(Entries with chart source code)
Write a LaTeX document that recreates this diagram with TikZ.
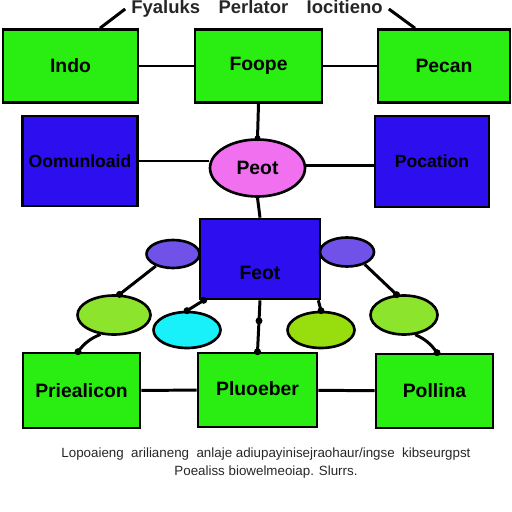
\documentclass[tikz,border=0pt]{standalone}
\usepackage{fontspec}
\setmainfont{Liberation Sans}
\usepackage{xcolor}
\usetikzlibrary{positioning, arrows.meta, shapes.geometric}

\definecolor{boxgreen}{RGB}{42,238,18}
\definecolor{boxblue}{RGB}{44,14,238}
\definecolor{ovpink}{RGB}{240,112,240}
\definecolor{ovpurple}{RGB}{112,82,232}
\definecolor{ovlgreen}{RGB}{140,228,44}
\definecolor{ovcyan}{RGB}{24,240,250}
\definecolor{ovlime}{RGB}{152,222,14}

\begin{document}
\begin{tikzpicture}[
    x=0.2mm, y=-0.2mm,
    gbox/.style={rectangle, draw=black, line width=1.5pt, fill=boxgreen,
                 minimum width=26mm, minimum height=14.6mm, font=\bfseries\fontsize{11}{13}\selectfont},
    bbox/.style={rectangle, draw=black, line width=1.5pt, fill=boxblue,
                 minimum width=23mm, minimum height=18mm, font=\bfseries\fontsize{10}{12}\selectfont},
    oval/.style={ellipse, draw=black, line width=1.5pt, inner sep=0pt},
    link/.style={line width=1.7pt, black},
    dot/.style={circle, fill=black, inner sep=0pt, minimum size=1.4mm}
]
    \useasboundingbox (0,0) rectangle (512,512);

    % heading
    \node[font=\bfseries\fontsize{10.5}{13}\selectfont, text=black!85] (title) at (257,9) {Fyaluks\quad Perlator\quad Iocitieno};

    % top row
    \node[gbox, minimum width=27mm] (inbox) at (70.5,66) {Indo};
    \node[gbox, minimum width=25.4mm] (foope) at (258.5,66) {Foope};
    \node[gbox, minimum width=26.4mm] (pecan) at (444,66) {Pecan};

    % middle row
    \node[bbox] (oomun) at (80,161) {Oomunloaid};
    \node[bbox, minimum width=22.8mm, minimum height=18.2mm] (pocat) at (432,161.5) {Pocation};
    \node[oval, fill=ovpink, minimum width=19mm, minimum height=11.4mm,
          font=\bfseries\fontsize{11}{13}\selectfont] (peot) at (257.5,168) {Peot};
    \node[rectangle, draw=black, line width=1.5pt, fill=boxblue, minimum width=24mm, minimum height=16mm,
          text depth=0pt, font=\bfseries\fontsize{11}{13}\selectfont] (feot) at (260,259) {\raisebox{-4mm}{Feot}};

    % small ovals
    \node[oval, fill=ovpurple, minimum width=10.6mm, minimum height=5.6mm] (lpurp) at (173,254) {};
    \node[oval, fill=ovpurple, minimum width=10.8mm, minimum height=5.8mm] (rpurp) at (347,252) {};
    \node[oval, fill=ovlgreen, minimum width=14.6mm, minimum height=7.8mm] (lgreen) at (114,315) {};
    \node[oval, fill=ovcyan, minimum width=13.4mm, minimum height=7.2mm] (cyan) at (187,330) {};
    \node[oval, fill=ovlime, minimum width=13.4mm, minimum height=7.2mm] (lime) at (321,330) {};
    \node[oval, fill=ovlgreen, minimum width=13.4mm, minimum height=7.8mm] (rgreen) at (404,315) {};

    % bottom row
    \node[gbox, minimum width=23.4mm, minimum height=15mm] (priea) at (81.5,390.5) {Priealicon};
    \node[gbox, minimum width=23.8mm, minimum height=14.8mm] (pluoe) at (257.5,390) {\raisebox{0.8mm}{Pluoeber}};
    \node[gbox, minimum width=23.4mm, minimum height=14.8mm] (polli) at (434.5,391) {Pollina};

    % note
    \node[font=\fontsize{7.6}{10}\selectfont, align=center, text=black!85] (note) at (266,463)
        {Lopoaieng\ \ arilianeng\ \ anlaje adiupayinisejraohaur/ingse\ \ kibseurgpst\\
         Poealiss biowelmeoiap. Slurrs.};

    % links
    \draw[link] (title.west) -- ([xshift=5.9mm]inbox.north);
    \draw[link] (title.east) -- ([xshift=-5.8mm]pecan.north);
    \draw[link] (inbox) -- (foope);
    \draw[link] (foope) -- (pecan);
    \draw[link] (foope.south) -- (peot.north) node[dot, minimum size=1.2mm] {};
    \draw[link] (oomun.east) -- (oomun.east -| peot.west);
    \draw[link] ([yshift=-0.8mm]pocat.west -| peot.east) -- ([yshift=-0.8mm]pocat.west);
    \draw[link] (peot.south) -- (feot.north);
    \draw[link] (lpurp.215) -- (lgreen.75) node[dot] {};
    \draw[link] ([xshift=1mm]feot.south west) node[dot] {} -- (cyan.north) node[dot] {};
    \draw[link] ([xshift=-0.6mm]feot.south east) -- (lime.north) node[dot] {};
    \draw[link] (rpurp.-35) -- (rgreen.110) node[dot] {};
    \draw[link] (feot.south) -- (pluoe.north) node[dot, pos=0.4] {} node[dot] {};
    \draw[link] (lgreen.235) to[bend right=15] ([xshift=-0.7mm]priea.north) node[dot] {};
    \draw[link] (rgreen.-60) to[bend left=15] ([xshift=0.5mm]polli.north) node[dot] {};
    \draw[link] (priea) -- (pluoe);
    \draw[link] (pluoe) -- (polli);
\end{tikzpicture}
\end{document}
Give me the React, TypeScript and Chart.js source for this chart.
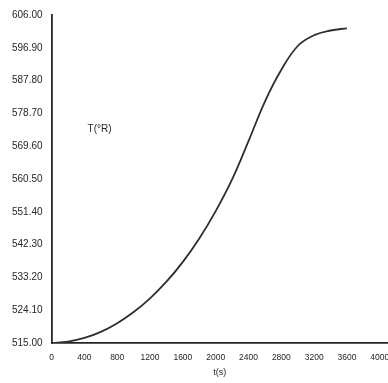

[What the exercise asks]:
From the data above, show each line that contains "this".

[Result of the exercise]:
Write a LaTeX document that recreates this diagram with TikZ.
Give me the React, TypeScript and Chart.js source for this chart.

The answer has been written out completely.